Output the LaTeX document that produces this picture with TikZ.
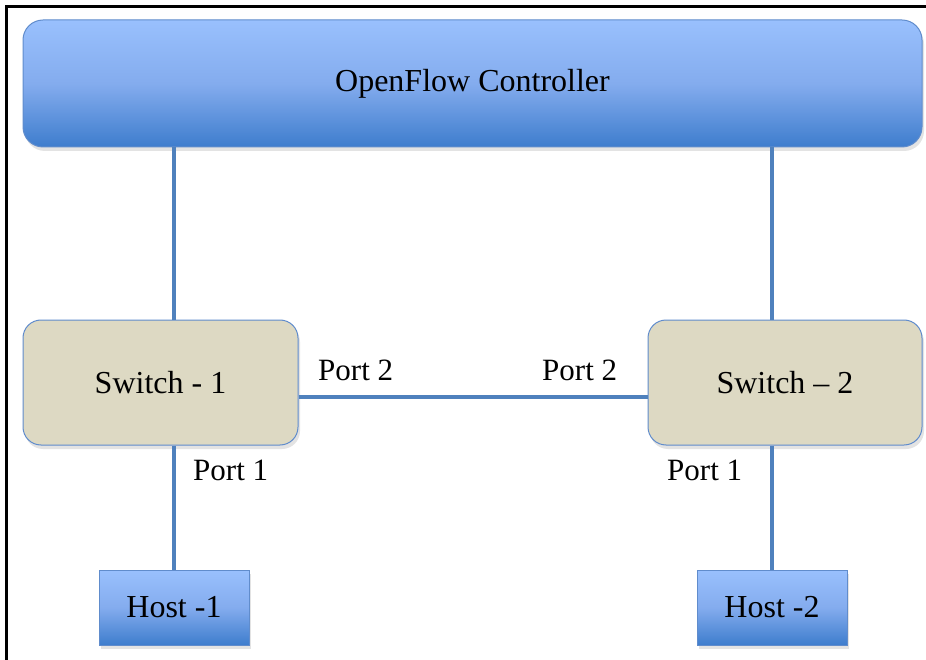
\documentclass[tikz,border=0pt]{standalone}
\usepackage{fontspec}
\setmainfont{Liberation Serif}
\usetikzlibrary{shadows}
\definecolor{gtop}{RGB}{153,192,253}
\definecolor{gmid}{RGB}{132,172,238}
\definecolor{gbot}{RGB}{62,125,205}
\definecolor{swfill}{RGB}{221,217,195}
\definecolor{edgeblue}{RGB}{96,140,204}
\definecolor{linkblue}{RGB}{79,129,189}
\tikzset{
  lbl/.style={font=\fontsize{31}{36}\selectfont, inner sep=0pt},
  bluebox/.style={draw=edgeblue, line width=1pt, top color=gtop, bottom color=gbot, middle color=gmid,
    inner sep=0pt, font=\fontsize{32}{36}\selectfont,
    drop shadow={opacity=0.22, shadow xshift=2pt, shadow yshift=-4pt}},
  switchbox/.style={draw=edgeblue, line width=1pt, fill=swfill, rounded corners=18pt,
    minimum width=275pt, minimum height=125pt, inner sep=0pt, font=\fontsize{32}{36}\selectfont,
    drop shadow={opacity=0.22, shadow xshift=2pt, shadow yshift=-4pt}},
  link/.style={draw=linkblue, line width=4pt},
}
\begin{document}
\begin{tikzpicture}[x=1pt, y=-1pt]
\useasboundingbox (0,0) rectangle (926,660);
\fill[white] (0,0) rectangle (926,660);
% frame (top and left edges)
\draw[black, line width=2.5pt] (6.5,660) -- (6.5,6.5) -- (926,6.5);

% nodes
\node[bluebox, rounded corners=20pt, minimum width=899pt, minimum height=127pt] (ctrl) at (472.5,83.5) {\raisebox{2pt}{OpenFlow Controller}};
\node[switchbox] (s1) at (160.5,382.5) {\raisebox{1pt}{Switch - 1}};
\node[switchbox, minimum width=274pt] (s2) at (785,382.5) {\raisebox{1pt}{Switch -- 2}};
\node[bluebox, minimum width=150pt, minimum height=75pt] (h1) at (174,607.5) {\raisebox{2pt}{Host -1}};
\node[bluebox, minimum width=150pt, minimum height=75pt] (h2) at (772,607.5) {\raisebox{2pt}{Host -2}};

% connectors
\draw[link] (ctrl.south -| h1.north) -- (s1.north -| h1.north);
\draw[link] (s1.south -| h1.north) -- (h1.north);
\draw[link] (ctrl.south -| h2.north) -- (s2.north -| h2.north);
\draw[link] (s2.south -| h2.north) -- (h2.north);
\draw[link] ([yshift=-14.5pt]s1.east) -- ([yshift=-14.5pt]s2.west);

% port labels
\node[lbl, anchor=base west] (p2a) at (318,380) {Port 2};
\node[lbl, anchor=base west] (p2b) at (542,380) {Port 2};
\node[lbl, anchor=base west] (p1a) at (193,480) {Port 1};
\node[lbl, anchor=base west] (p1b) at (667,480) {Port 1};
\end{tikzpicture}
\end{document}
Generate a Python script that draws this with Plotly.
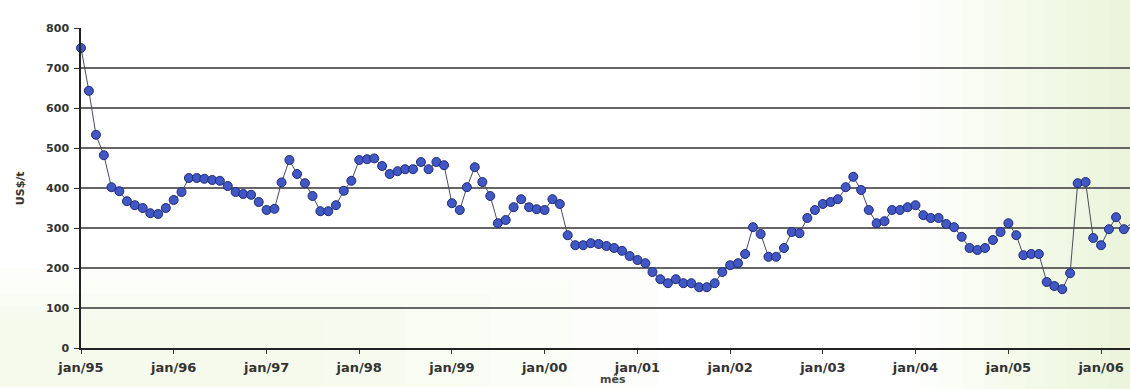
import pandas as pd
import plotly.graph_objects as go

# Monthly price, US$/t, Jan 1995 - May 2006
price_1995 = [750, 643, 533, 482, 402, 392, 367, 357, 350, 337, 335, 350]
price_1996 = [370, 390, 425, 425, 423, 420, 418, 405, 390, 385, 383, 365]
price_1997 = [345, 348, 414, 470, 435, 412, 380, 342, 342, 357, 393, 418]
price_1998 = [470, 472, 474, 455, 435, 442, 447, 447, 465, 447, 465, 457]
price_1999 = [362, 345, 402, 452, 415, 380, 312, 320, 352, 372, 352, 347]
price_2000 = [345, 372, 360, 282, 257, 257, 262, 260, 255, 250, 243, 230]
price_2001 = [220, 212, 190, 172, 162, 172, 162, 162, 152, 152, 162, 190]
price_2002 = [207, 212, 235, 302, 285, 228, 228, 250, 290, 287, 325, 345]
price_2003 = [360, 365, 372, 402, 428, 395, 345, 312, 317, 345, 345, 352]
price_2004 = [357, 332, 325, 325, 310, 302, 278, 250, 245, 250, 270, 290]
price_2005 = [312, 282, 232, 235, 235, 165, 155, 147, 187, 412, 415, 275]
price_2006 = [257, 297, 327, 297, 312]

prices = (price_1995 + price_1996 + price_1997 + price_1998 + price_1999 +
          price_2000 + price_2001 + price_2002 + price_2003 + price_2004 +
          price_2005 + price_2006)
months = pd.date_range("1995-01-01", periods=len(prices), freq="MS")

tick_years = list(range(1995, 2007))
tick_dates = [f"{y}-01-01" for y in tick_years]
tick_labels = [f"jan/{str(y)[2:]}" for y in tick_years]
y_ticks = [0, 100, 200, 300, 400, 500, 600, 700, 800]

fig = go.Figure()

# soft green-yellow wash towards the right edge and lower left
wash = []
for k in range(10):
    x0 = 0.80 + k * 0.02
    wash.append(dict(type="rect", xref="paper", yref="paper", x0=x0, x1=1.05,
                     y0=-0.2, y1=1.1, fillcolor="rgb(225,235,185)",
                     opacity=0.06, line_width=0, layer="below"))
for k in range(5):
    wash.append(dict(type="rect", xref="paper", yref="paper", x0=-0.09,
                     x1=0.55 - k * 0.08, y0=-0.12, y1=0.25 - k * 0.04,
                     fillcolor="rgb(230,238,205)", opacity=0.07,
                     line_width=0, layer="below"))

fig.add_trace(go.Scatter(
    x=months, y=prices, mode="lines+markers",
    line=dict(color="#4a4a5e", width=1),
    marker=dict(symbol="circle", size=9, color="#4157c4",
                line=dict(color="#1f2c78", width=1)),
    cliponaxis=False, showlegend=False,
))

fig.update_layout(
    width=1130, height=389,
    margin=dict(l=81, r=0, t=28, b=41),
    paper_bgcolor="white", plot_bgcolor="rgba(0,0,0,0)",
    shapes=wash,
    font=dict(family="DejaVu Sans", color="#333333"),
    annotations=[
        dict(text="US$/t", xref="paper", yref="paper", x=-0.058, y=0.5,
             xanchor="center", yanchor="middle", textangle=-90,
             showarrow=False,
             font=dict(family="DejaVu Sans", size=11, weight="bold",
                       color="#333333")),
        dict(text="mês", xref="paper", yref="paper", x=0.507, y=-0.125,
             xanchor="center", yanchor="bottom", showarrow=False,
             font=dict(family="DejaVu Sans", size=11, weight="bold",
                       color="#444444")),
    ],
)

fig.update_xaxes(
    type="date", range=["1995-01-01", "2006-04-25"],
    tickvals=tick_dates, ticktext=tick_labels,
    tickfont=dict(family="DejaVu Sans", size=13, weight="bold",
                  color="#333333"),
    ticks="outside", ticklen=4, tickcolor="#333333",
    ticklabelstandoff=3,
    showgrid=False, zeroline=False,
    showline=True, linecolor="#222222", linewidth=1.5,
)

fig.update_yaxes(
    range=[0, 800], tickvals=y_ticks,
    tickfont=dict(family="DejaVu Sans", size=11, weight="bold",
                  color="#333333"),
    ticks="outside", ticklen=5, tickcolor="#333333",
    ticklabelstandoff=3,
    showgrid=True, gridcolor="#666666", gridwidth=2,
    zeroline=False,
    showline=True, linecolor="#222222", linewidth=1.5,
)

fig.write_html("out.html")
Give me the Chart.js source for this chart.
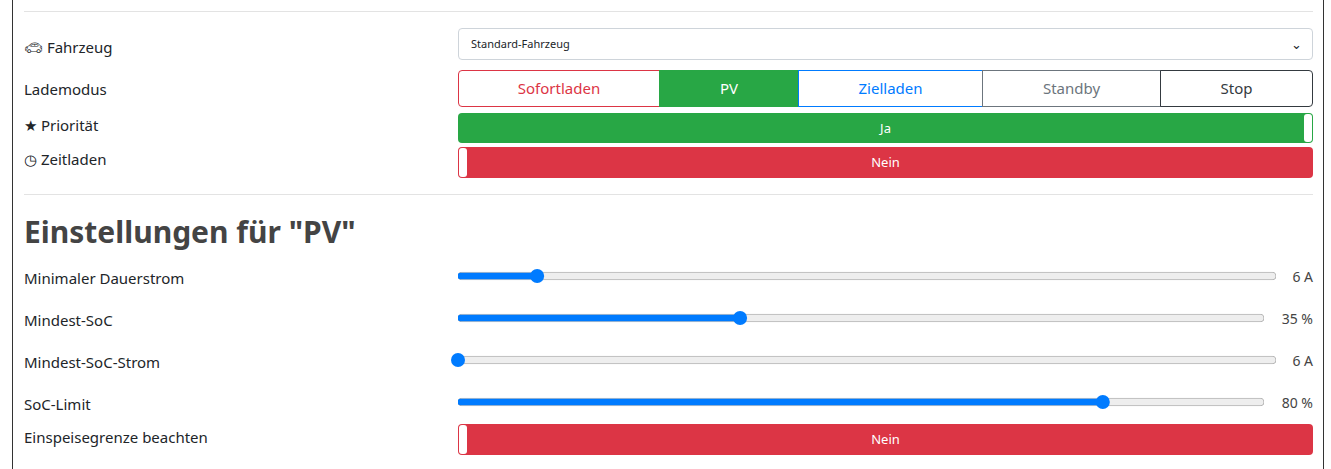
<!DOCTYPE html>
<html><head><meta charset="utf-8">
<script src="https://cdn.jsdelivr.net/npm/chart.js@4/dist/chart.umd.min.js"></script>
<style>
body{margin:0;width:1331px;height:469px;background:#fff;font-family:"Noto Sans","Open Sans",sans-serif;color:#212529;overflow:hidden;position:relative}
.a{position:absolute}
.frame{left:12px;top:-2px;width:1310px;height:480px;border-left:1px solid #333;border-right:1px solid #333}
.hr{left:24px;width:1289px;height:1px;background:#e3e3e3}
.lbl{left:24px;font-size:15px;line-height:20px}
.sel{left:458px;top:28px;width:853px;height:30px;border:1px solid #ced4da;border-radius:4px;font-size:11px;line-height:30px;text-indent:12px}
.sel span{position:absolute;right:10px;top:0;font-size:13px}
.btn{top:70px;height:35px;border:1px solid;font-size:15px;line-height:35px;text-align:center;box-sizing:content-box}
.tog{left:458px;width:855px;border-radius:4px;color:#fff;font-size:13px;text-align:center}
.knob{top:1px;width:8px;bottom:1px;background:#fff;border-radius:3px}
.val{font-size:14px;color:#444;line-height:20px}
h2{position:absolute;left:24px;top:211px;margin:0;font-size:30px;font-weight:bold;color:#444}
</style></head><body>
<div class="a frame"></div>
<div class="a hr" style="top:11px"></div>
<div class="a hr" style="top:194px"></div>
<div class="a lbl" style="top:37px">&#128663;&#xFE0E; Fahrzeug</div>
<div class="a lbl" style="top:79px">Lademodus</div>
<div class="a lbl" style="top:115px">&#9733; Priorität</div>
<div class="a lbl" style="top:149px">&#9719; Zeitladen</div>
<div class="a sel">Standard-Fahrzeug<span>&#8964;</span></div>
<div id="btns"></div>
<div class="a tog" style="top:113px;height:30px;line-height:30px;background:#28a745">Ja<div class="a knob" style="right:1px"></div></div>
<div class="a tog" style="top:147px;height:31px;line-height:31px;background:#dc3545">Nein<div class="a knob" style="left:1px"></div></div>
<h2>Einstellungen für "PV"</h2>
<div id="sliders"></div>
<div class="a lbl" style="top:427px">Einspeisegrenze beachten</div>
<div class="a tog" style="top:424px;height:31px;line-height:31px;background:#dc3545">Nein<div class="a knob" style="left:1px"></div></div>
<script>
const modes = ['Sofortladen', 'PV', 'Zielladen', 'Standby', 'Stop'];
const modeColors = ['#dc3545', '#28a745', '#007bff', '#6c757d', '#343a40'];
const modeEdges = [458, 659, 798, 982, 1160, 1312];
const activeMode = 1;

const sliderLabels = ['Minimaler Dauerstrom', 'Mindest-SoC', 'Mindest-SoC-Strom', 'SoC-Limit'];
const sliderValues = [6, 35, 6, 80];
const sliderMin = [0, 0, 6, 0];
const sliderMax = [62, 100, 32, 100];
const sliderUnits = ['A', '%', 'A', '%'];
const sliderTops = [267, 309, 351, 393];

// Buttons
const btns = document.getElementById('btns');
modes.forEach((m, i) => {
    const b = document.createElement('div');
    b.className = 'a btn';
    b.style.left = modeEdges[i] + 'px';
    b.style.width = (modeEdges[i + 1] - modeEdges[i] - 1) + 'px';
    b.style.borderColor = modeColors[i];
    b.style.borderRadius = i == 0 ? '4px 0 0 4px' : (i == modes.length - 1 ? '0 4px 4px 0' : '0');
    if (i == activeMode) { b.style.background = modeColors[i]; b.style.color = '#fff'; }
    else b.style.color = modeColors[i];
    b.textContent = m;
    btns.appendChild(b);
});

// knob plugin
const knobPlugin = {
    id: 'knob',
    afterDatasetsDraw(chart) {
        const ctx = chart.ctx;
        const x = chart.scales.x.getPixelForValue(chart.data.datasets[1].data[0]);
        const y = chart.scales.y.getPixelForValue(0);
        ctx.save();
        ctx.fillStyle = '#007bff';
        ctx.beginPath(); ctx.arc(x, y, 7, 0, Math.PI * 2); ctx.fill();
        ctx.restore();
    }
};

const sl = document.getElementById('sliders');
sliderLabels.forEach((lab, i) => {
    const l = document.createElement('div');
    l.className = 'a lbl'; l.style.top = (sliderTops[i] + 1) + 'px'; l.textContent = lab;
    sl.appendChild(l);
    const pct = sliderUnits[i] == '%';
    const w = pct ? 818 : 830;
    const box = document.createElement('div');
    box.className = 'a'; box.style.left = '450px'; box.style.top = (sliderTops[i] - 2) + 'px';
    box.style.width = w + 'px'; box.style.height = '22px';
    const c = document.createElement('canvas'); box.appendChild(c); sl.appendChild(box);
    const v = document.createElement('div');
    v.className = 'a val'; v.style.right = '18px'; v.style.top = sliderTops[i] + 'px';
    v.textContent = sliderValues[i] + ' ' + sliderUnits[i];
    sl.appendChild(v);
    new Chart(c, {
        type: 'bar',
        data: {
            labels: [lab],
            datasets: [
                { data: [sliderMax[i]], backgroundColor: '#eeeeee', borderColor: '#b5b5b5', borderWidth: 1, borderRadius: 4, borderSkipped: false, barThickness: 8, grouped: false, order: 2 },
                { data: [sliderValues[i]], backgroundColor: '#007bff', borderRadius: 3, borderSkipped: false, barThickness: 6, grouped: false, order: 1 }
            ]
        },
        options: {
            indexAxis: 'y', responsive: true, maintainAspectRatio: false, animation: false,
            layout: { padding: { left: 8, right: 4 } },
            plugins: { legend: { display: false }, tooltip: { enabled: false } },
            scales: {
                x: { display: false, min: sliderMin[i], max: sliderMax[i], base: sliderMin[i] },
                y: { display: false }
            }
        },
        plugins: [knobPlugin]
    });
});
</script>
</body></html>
*-*-*
GIVEN TASK >> Repeat only the lines from the one with "Generate a Python" down to the one with "fig = go.Figure()", word for word and both included, and leave the pictures out.

ANSWER TO THE TASK >>
Generate a Python script that draws this with Plotly.
import pandas as pd
import plotly.graph_objects as go

# Monthly price, US$/t, Jan 1995 - May 2006
price_1995 = [750, 643, 533, 482, 402, 392, 367, 357, 350, 337, 335, 350]
price_1996 = [370, 390, 425, 425, 423, 420, 418, 405, 390, 385, 383, 365]
price_1997 = [345, 348, 414, 470, 435, 412, 380, 342, 342, 357, 393, 418]
price_1998 = [470, 472, 474, 455, 435, 442, 447, 447, 465, 447, 465, 457]
price_1999 = [362, 345, 402, 452, 415, 380, 312, 320, 352, 372, 352, 347]
price_2000 = [345, 372, 360, 282, 257, 257, 262, 260, 255, 250, 243, 230]
price_2001 = [220, 212, 190, 172, 162, 172, 162, 162, 152, 152, 162, 190]
price_2002 = [207, 212, 235, 302, 285, 228, 228, 250, 290, 287, 325, 345]
price_2003 = [360, 365, 372, 402, 428, 395, 345, 312, 317, 345, 345, 352]
price_2004 = [357, 332, 325, 325, 310, 302, 278, 250, 245, 250, 270, 290]
price_2005 = [312, 282, 232, 235, 235, 165, 155, 147, 187, 412, 415, 275]
price_2006 = [257, 297, 327, 297, 312]

prices = (price_1995 + price_1996 + price_1997 + price_1998 + price_1999 +
          price_2000 + price_2001 + price_2002 + price_2003 + price_2004 +
          price_2005 + price_2006)
months = pd.date_range("1995-01-01", periods=len(prices), freq="MS")

tick_years = list(range(1995, 2007))
tick_dates = [f"{y}-01-01" for y in tick_years]
tick_labels = [f"jan/{str(y)[2:]}" for y in tick_years]
y_ticks = [0, 100, 200, 300, 400, 500, 600, 700, 800]

fig = go.Figure()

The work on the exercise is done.